Sakarya’dan Mehmet Varıcı: Refahın Anlamını Sorgulayan Makaleler
MTO’nun insan yetiştirme çabaları arasında öne çıkan isimlerden biri olan Sakarya’dan Mehmet Varıcı hocamız, refah toplumun felsefesini sorgulayan makaleleriyle dikkat çekiyor. Bu nefis makalesinde, refah kavramının günümüzdeki yerini ve anlamını ele alıyor. İşte Varıcı hocanın bu konuyla ilgili yazılarından biri…
REFAHIN YERİ: BAŞKASININ GÖLGESİ
Modern çağın en büyük anlaşmazlık noktalarından biri, genellikle fark edilmeden refah düşüncesinde kendini gösterir. İdeolojik ayrılıklar, sınıfsal farklılıklar, kültürel gerilimler; günlük yaşamın karmaşasında ortak bir beklentide buluşur: tüketim, konfor, arzu, tatminsizlik…
Ancak kavramlar ne kadar tekrarlanırsa, anlamları o kadar yıpranır. “Refah” da bu aşınmış kavramlardan biri haline gelir. Ekonomik verilerin ötesine geçerek, bireyin kendisini tanımladığı ve diğerleriyle kıyasladığı bir kimlik aracı haline gelir.
İnsanlar, sahip olduklarıyla var olma eğiliminde bir dünyaya alışkındır.
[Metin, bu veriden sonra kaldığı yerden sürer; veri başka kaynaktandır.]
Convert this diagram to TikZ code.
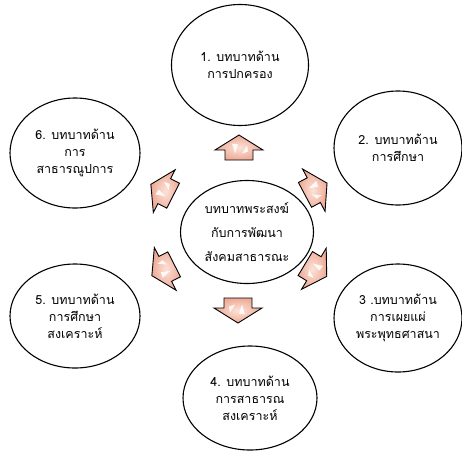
\documentclass[tikz,border=0pt]{standalone}
\usepackage{fontspec}
\newfontfamily\thaifont[Script=Thai]{Loma}
\usetikzlibrary{shapes.geometric}
\definecolor{peach}{RGB}{238,170,150}
\definecolor{peachlight}{RGB}{252,226,216}
\tikzset{
  bubble/.style={ellipse, draw=black, line width=1.1pt, inner sep=0pt, align=center,
    font=\thaifont\fontsize{12.5}{17}\selectfont},
  arrowbody/.style={draw=black, line width=0.9pt, line join=miter, shading=radial,
    inner color=peachlight, outer color=peach},
  blockarrow/.pic={
    \path[arrowbody] (-12.5,-14) -- (-2.5,-14) -- (-2.5,-24) -- (12.5,0) -- (-2.5,24) -- (-2.5,14) -- (-12.5,14) -- cycle;
    \fill[white, opacity=0.85] (-6,-4) -- (4,-7) -- (3,-1) -- cycle;
    \fill[white, opacity=0.85] (-6,3) -- (2,8) -- (-4,9) -- cycle;
  }
}
\begin{document}
\begin{tikzpicture}[x=1pt,y=-1pt]
\useasboundingbox (0,0) rectangle (462,450);
\node[bubble, minimum width=137pt, minimum height=121pt] (n1) at (240,65) {1. บทบาทด้าน\\การปกครอง};
\node[bubble, minimum width=128pt, minimum height=114pt] (n2) at (398,148) {2. บทบาทด้าน\\การศึกษา};
\node[bubble, minimum width=128pt, minimum height=108pt] (n3) at (398,318) {3 .บทบาทด้าน\\การเผยแผ่\\พระพุทธศาสนา};
\node[bubble, minimum width=134pt, minimum height=104pt] (n4) at (250,398) {4. บทบาทด้าน\\การสาธารณ\\สงเคราะห์};
\node[bubble, minimum width=130pt, minimum height=104pt] (n5) at (75,316) {5. บทบาทด้าน\\การศึกษา\\สงเคราะห์};
\node[bubble, minimum width=130pt, minimum height=110pt] (n6) at (75,153) {6. บทบาทด้าน\\การ\\สาธารณูปการ};
\node[bubble, minimum width=133pt, minimum height=103pt,
      font=\thaifont\fontsize{12.5}{24}\selectfont] (c) at (247,232) {บทบาทพระสงฆ์\\กับการพัฒนา\\สังคมสาธารณะ};
\pic[rotate=90] (a1) at (239,147.5) {blockarrow};
\pic[rotate=28] (a2) at (316,189) {blockarrow};
\pic[rotate=-31] (a3) at (316,270) {blockarrow};
\pic[rotate=-90] (a4) at (238,310.5) {blockarrow};
\pic[rotate=207] (a5) at (163,270) {blockarrow};
\pic[rotate=153] (a6) at (162,190) {blockarrow};
\end{tikzpicture}
\end{document}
Bu varoluş, sadece maddi varlıkla sınırlı kalmaz, sosyal medyadaki paylaşımlardan tüketim tercihlerine, tatil şekillerinden mesleki unvanlara kadar genişler.
SEMBOLİK ÜSTÜNLÜK VE GÖRÜNMEZ İKTİDAR YAPILARI
Sosyolog Pierre Bourdieu’nün “kültürel sermaye” ve “ayrım” kavramlarıyla tanımladığı bu yapı, sınıfsal üstünlüğün sadece gelirle değil, zevkler, dil kalıpları ve estetik tercihlerle yeniden üretildiğini gösterir. Refahın yayılması bu ayrıcalığı aşındırdığında, lüksten ziyade sembolik üstünlük belirleyici hale gelir.
Refahın geniş kitlelere yayılması, başlangıçta bir fırsat gibi görünebilir; ancak bu genişleme, daha yüksek beklentilerin tetiklediği bir tatminsizlik duygusunu beraberinde getirir. Refah eşiği her adımda yükselir. Ulaşmak tatmin etmez, ulaşamamak ise eksiklik duygusunu daha da derinleştirir.
Toplumun refahla sınandığı bir dönemde, yoksunluk artık sadece bir eksiklikle tanımlanmaz. Varlık içinde anlam kaybı, huzursuzluğun yeni yüzünü oluşturur. Huzur, mal varlığı bolluğunda aranmaz. İç huzur, basit ve yerleşik ilişkilerle kurulan bağlardan doğar; gösterişli nicelik bu bağı dolduramaz.
Bu farkındalık, sistem tarafından beslenen arzunun dışına çıkmayı cesaretlendirir. Sorgulamak, yavaşlamak ve arındırmaya razı olmak, yeni bir yaşam anlayışı seçeneğini sunar.